MRI-guided laser interstitial thermal therapy appears to be safe and effective for glioblastomas and may add an average of 2 months to life expectancy.
Magnetic resonance imaging-guided laser interstitial thermal therapy (LITT) appears to be safe and effective for glioblastomas in select patients and may add an average of 2 months to life expectancy compared with the current standard of care, according to a new report published in the journal Neurosurgery.[1]
“We showed that the procedure is well tolerated and that recurrent patients had a meaningful clinical benefit that seems to be better when compared with previously published data on the current standard of care,” said Eric Leuthardt, MD, senior study author and a professor of neurosurgery, neuroscience, biomedical engineering, and mechanical engineering & applied science at Washington University School of Medicine in St. Louis, Missouri.
Even when initial treatment with surgery, radiation, and chemotherapy is successful for glioblastomas, these tumors typically recur, leaving patients with few options. Dr. Leuthardt said these nefarious tumors are usually not curable but significant advances are occurring.

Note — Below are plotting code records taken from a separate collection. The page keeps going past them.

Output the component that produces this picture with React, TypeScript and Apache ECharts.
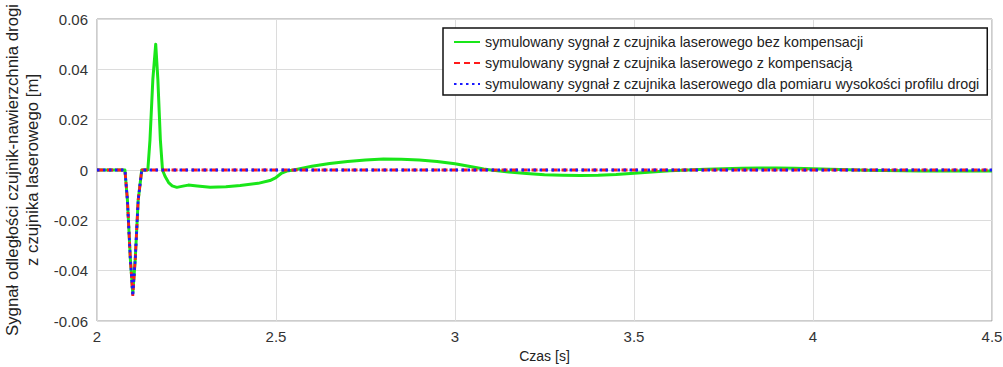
import React, { useEffect, useRef } from "react";
import * as echarts from "echarts";

const legendNames = [
  "symulowany sygnał z czujnika laserowego bez kompensacji",
  "symulowany sygnał z czujnika laserowego z kompensacją",
  "symulowany sygnał z czujnika laserowego dla pomiaru wysokości profilu drogi",
];

// green: without compensation (time [s], value [m])
const greenT = [
  2.0, 2.078, 2.085, 2.093, 2.1, 2.107, 2.115, 2.125, 2.142, 2.148, 2.156, 2.164, 2.17, 2.177, 2.183,
  2.19, 2.2, 2.21, 2.223, 2.24, 2.255, 2.28, 2.316, 2.36, 2.4, 2.45, 2.483, 2.5, 2.516, 2.53, 2.55,
  2.6, 2.65, 2.7, 2.75, 2.8, 2.85, 2.9, 2.95, 3.0, 3.05, 3.08, 3.1, 3.15, 3.2, 3.25, 3.3, 3.35, 3.4,
  3.45, 3.5, 3.55, 3.6, 3.65, 3.7, 3.75, 3.8, 3.85, 3.9, 3.95, 4.0, 4.05, 4.1, 4.15, 4.2, 4.3, 4.4, 4.5,
];
const greenV = [
  0, 0, -0.012, -0.035, -0.049, -0.035, -0.012, 0, 0, 0.012, 0.036, 0.05, 0.036, 0.012, 0,
  -0.0025, -0.005, -0.0063, -0.0069, -0.0064, -0.006, -0.0064, -0.0069, -0.0067, -0.0062, -0.0053, -0.0042, -0.003, -0.0012, -0.0004, 0,
  0.0015, 0.0026, 0.0034, 0.004, 0.0044, 0.0043, 0.004, 0.0034, 0.0025, 0.0012, 0.0004, 0, -0.0008, -0.0014, -0.0019, -0.0021, -0.0022, -0.0021,
  -0.0018, -0.0013, -0.0008, -0.0003, 0, 0.0003, 0.0005, 0.0007, 0.0008, 0.0008, 0.0007, 0.0005, 0.0003, 0.0001, -0.0001, -0.0002, -0.0004, -0.0004, -0.0004,
];

// red: with compensation
const redT = [2.0, 2.078, 2.085, 2.093, 2.1, 2.107, 2.115, 2.125, 4.5];
const redV = [0, 0, -0.012, -0.035, -0.05, -0.035, -0.012, 0, 0];

// blue: road profile measurement
const blueT = [2.0, 2.078, 2.085, 2.093, 2.1, 2.107, 2.115, 2.125, 4.5];
const blueV = [0, 0, -0.012, -0.035, -0.05, -0.035, -0.012, 0, 0];

const xTicks = ["2", "2.5", "3", "3.5", "4", "4.5"];

const zip = (t: number[], v: number[]) => t.map((x, i) => [x, v[i]]);

export default function App() {
  const ref = useRef<HTMLDivElement>(null);
  useEffect(() => {
    if (!ref.current) return;
    const chart = echarts.init(ref.current, null, { renderer: "svg" });
    const font = "Liberation Sans, Arial, sans-serif";
    chart.setOption({
      animation: false,
      backgroundColor: "#ffffff",
      grid: {
        left: 97,
        top: 19,
        right: 11,
        bottom: 46,
        containLabel: false,
        outerBoundsMode: "none",
        show: true,
        borderColor: "#9a9a9a",
        borderWidth: 1,
        backgroundColor: "transparent",
      },
      legend: {
        orient: "vertical",
        left: 443,
        top: 28,
        padding: [7, 8, 4, 10],
        itemWidth: 26,
        itemHeight: 14,
        itemGap: 7,
        borderColor: "#111",
        borderWidth: 1.5,
        backgroundColor: "#ffffff",
        borderRadius: 0,
        itemStyle: { opacity: 0 },
        textStyle: { fontFamily: font, fontSize: 14.3, color: "#222" },
        data: legendNames,
      },
      xAxis: {
        type: "value",
        min: 2,
        max: 4.5,
        interval: 0.5,
        name: "Czas [s]",
        nameLocation: "middle",
        nameGap: 28,
        nameTextStyle: { fontFamily: font, fontSize: 14, color: "#222" },
        axisLine: { show: false },
        axisTick: { show: false },
        axisLabel: {
          fontFamily: font,
          fontSize: 15,
          color: "#333",
          margin: 8,
          formatter: (v: number) => xTicks[Math.round((v - 2) / 0.5)] ?? String(v),
        },
        splitLine: { show: true, lineStyle: { color: "#dcdcdc", width: 1 } },
      },
      yAxis: {
        type: "value",
        min: -0.06,
        max: 0.06,
        interval: 0.02,
        name: "Sygnał odległości czujnik-nawierzchnia drogi\nz czujnika laserowego [m]",
        nameLocation: "middle",
        nameGap: 50,
        nameTextStyle: { fontFamily: font, fontSize: 16.8, color: "#222", lineHeight: 20 },
        axisLine: { show: false },
        axisTick: { show: false },
        axisLabel: {
          fontFamily: font,
          fontSize: 15,
          color: "#333",
          margin: 9,
          formatter: (v: number) => {
            const r = Math.round(v * 100) / 100;
            return r === 0 ? "0" : r.toFixed(2);
          },
        },
        splitLine: { show: true, lineStyle: { color: "#dcdcdc", width: 1 } },
      },
      series: [
        {
          name: legendNames[0],
          type: "line",
          data: zip(greenT, greenV),
          symbol: "none",
          smooth: false,
          lineStyle: { color: "#19e619", width: 3, join: "round" },
          itemStyle: { color: "#19e619" },
          z: 2,
        },
        {
          name: legendNames[1],
          type: "line",
          data: zip(redT, redV),
          symbol: "none",
          smooth: false,
          lineStyle: { color: "#ff1a1a", width: 2.8, type: [6, 4] },
          itemStyle: { color: "#ff1a1a" },
          z: 3,
        },
        {
          name: legendNames[2],
          type: "line",
          data: zip(blueT, blueV),
          symbol: "none",
          smooth: false,
          lineStyle: { color: "#1a1aff", width: 2.8, type: [2.5, 3.5] },
          itemStyle: { color: "#1a1aff" },
          z: 4,
        },
      ],
    });
    return () => chart.dispose();
  }, []);
  return (
    <div
      ref={ref}
      style={{ position: "absolute", left: 0, top: 0, width: 1003, height: 367 }}
    />
  );
}
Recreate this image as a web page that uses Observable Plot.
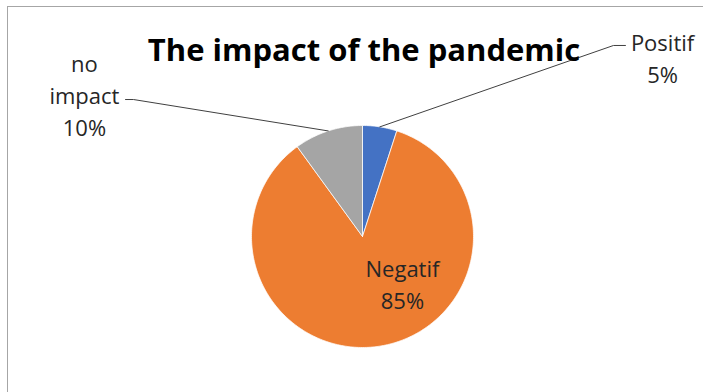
<!DOCTYPE html>
<html>
<head>
<meta charset="utf-8">
<script src="https://cdn.jsdelivr.net/npm/d3@7"></script>
<script src="https://cdn.jsdelivr.net/npm/@observablehq/plot@0.6"></script>
<style>
  html, body { margin: 0; padding: 0; background: #fff; }
  #wrap { position: relative; width: 703px; height: 392px; overflow: hidden; }
  #frame { position: absolute; left: 7px; top: 6px; width: 800px; height: 500px;
           border-left: 1.5px solid #a6a6a6; border-top: 1.5px solid #a6a6a6; pointer-events: none; }
  svg { position: absolute; left: 0; top: 0; }
</style>
</head>
<body>
<div id="wrap"><div id="frame"></div></div>
<script>
// ---- data ----
const title = "The impact of the pandemic";
const categories = ["Positif", "Negatif", "no impact"];
const shares = [5, 85, 10];
const labelTexts = ["Positif\n5%", "Negatif\n85%", "no\nimpact\n10%"];

// ---- styles / layout (unit-circle coordinates) ----
const colors = ["#4472C4", "#ED7D31", "#A5A5A5"];
const labelPos = [[2.703, 1.617], [0.360, -0.414], [-2.505, 1.288]];
const leaderElbow = [[[2.261, 1.721], [2.369, 1.721]], null, [[-2.063, 1.234], [-2.135, 1.234]]];

const total = d3.sum(shares);
let acc = 0;
const slices = categories.map((c, i) => {
  const a0 = acc / total * 2 * Math.PI;
  acc += shares[i];
  const a1 = acc / total * 2 * Math.PI;
  return {category: c, value: shares[i], a0, a1, mid: (a0 + a1) / 2, color: colors[i]};
});

const polyPts = [];
for (const s of slices) {
  polyPts.push({category: s.category, x: 0, y: 0});
  const n = Math.max(2, Math.ceil((s.a1 - s.a0) / (Math.PI / 180)));
  for (let k = 0; k <= n; k++) {
    const a = s.a0 + (s.a1 - s.a0) * k / n;
    polyPts.push({category: s.category, x: Math.sin(a), y: Math.cos(a)});
  }
  polyPts.push({category: s.category, x: 0, y: 0});
}

const leaderPts = [];
slices.forEach((s, i) => {
  if (!leaderElbow[i]) return;
  leaderPts.push({category: s.category, x: Math.sin(s.mid), y: Math.cos(s.mid)});
  for (const p of leaderElbow[i]) leaderPts.push({category: s.category, x: p[0], y: p[1]});
});

const labels = slices.map((s, i) => ({category: s.category, text: labelTexts[i], x: labelPos[i][0], y: labelPos[i][1]}));

const font = "'Open Sans', sans-serif";

const chart = Plot.plot({
  width: 703,
  height: 392,
  margin: 0,
  x: {domain: [-362 / 111, (703 - 362) / 111], axis: null},
  y: {domain: [(236 - 392) / 111, 236 / 111], axis: null},
  color: {domain: categories, range: colors},
  style: {background: "transparent", fontFamily: font},
  marks: [
    Plot.line(polyPts, {x: "x", y: "y", z: "category", fill: "category", stroke: "white", strokeWidth: 0.75, curve: "linear"}),
    Plot.line(leaderPts, {x: "x", y: "y", z: "category", stroke: "#404040", strokeWidth: 1}),
    Plot.text(labels, {x: "x", y: "y", text: "text", fontSize: 22, lineHeight: 1.45, fill: "#262626", fontFamily: font}),
    Plot.text([title], {frameAnchor: "top", dx: 12, dy: 38, text: d => d, fontSize: 31, fontWeight: "bold", fill: "#000", fontFamily: font})
  ]
});
document.getElementById("wrap").appendChild(chart);
</script>
</body>
</html>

Leuthardt and colleagues examined survival data for all laser treatments for glioblastoma from 2010 to 2016 at a single institution. During that time, 54 patients received 58 laser treatments. Of those, 17 treatments were performed on inoperable tumors and 41 on tumors that recurred after primary treatment. In this series of patients, 40 tumors were lobar in location and 18 were in deep structures (the thalamus, insula, or corpus callosum). The average tumor volume was 12.5 ± 13.4 cm3, according to the authors.
During the study, 7 perioperative complications and 2 mortalities occurred. The median overall survival (OS) after LITT for the total cohort was 11.5 months. Median progression-free survival (PFS) was 6.6 months. Other studies have found that PFS is about 9 months for patients with these types of glioblastoma who are treated with the chemotherapy drugs bevacizumab or temozolomide.
“Overall risks were reasonable. There was a 12% risk of swelling or seizures and a low mortality rate of 3.4%,” Dr. Leuthardt told Cancer Network. “At this juncture, LITT should be considered a reasonable option for patients with focal nodular recurrent glioblastoma. Patients treated with LITT are doing better than typical treatments with bevacizumab. Next steps will require more formalized comparison in a randomized controlled trial to establish the standard of care.”
Yi Fan, MD, PhD, Assistant Professor in the Department of Radiation Oncology at the Smilow Center for Translational Research at the University of Pennsylvania Perelman School of Medicine in Philadelphia, Pennsylvania, said this approach is attractive because it is less invasive and patients usually go home within 24 to 48 hours. “Laser therapy is ideally suited, but not limited to, patients with deep-seeded tumors, which are difficult for surgical resection. Dr. Leuthardt is a pioneer in laser therapy of tumors. This recently published work by his team shows that local laser treatment extends patients’ survival by about 2 months, representing an exciting advance in the field,” Dr. Fan told Cancer Network.